Almost every Allods player online today has re-rolled at least once. Sometimes they will have a definitive change of character, sometimes they won’t, but they always re-roll for one reason or another.
In this expansion we are adding a reincarnation system where, when you re-roll, you will benefit from your main character.
Can you give us an example of how this might work?
Let’s say I’m a warrior and I’m re-rolling to a magician. The things I bought in the boutique as my warrior will transfer over to my re-roll character. That’s the first step. When I level my re-roll character up to a certain level, I then unlock skills from my magician that I can take to my warrior.
So I had a warrior and I was a tank, but now I have my magician and I’m like, “Well, I’ve levelled up my magician, I have all the pre-requisites now. I want to transfer my fireball spell.” I can move it over to my warrior and suddenly he has the fireball spell too. Or, I could give him a shield against magic as one of his skills.
I’m really proud of that because it’s an incentive to re-roll. But for all the people who are re-rolling, it’s also a reward. You don’t re-roll because you’re bored anymore, you do it to unlock benefits for your main character.
Also, if a person wants his characters to be linked, he can choose two skills to go from the warrior, back to the magician, such as a one minute immunity to melee damage.
So essentially you’re now able to create hybrid characters. How mindful were you of how this might affect the combat balancing?
Rather than letting you transfer any skills you want, the choices are fixed. You have to choose between two skills that you transfer. The balance is established by not giving that much freedom, and this balance is important because if it isn’t there, people will start to leave and say, “Your game is just a joke guys.”
Earlier we spoke about Sony and Microsoft but not Nintendo. What are your thoughts on the unveiling of the Wii U and does it spark your imagination in any way?
When I saw the Wii U, I didn’t understand it. They mainly talked about the pad and not the console itself. I thought to myself, “They are going to fail because they’re not going for HD and all the other features that you see in other consoles”.
I was disappointed in the way that, when Nintendo released the Wii, it took Sony and Microsoft two years to release Move and Kinect. So with the first Wii Nintendo was like, “OK, we’re going to target a wider audience and we bring them something new they haven’t seen before.” That’s why the Wii was such a huge success.
Now, with the Wii U, I watched Nintendo’s reveal then I watched the Sony conference, and all of a sudden I saw that Nintendo isn’t bringing anything new to the market with the console.
PS Vita can do the same because it already has all the hardware for it, and for Sony, they probably just thought, “OK we have the hardware to match so now we just need the software.”
So Wii U doesn’t do much that is new, and I am guessing that after Sony revealed PS Vita, that there was a lot of running around at Nintendo’s Kyoto headquarters trying to figure out how it could match Sony’s console.

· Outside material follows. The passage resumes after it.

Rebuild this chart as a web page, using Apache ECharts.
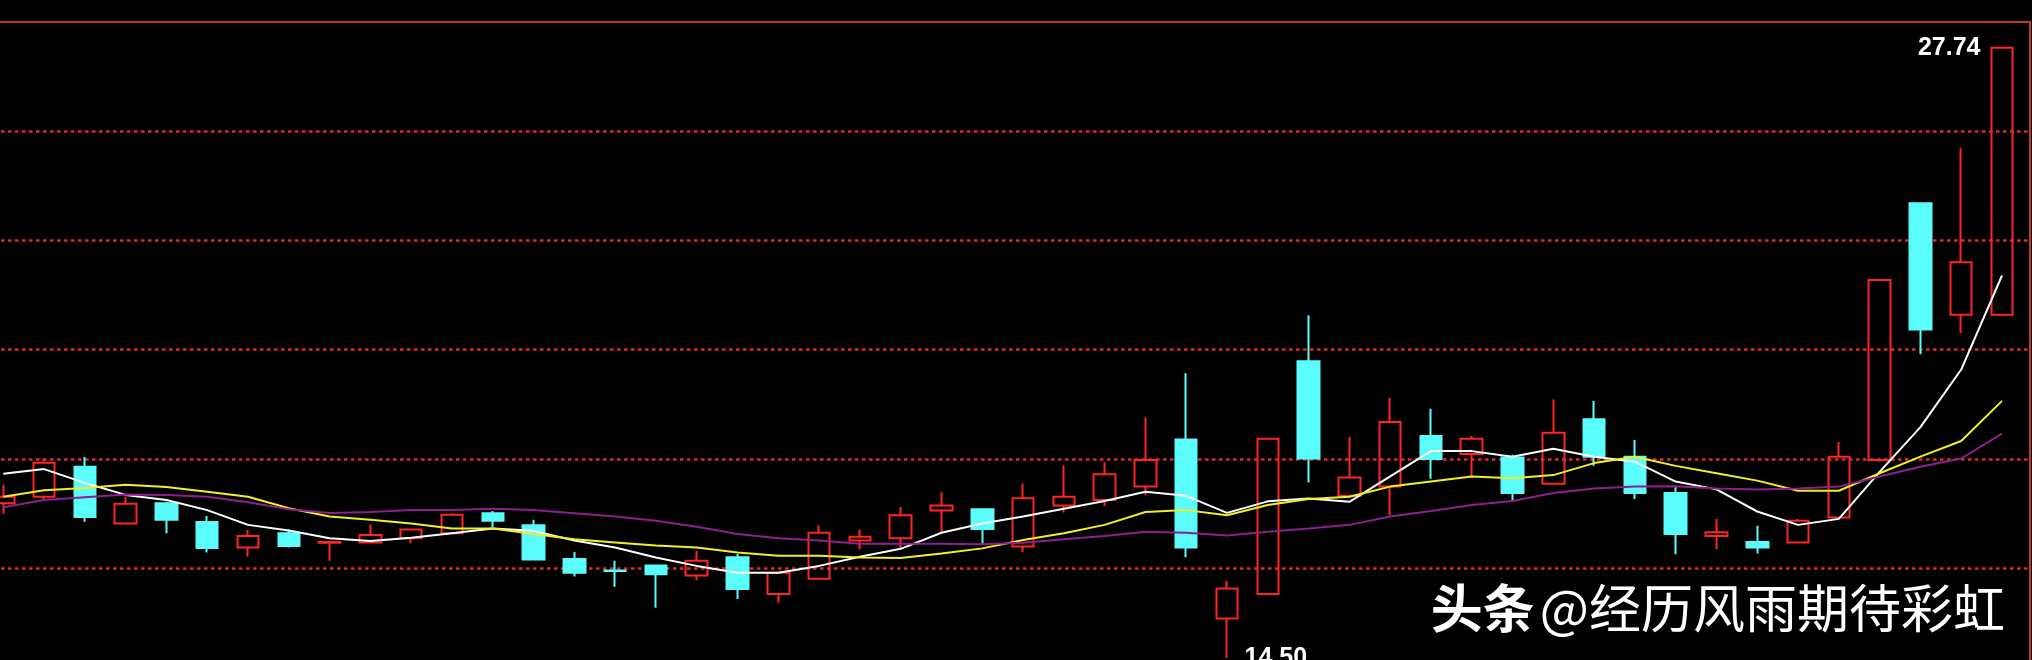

I do enjoy the idea of Wii U, but it already has competition, whereas the original Wii didn’t have a competitor for about two years. Now, they are already facing competition.

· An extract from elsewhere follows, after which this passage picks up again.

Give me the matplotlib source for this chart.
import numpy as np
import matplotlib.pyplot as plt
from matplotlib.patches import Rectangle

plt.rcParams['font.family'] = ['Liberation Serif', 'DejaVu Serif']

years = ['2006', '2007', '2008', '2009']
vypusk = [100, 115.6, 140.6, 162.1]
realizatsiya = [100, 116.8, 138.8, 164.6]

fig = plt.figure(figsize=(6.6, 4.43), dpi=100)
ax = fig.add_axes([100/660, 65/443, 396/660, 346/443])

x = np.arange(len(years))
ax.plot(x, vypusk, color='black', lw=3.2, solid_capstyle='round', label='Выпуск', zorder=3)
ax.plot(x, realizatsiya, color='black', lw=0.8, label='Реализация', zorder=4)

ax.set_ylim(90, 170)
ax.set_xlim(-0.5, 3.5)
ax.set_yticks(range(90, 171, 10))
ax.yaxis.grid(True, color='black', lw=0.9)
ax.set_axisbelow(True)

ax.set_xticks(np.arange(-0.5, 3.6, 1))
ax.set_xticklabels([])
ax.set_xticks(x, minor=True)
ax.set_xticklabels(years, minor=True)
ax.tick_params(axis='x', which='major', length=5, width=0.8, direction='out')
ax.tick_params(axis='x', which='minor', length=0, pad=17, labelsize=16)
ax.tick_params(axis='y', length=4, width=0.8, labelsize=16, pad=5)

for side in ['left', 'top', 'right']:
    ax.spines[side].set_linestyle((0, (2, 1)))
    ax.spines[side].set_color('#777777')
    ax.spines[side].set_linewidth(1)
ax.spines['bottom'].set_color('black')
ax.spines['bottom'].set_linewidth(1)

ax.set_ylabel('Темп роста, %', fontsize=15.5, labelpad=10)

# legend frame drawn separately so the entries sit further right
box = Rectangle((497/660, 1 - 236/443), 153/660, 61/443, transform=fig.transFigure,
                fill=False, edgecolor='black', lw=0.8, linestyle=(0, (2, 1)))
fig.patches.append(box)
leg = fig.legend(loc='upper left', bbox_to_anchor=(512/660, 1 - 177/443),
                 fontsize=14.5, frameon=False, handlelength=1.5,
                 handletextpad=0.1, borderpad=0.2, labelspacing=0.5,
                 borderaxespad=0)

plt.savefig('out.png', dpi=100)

So do you reckon there could be tricky times ahead for Nintendo potentially?
Well, it’s magnificent for the players to be given more choice, but we just have to sit and wait to see how it works out. Because it’s like, I already have a PS3; I won’t have to buy a Wii U as I’m pretty sure that my PS3 and my Vita will be able to do the same together.
The plus side is that I can take the Vita away and outdoors, but the Wii U pad is not a portable console. Nintendo stated this clearly. Then you have Microsoft which, well, I hope they come up with something else. Kinect is cool, but now Wii U and Sony are getting ahead of them.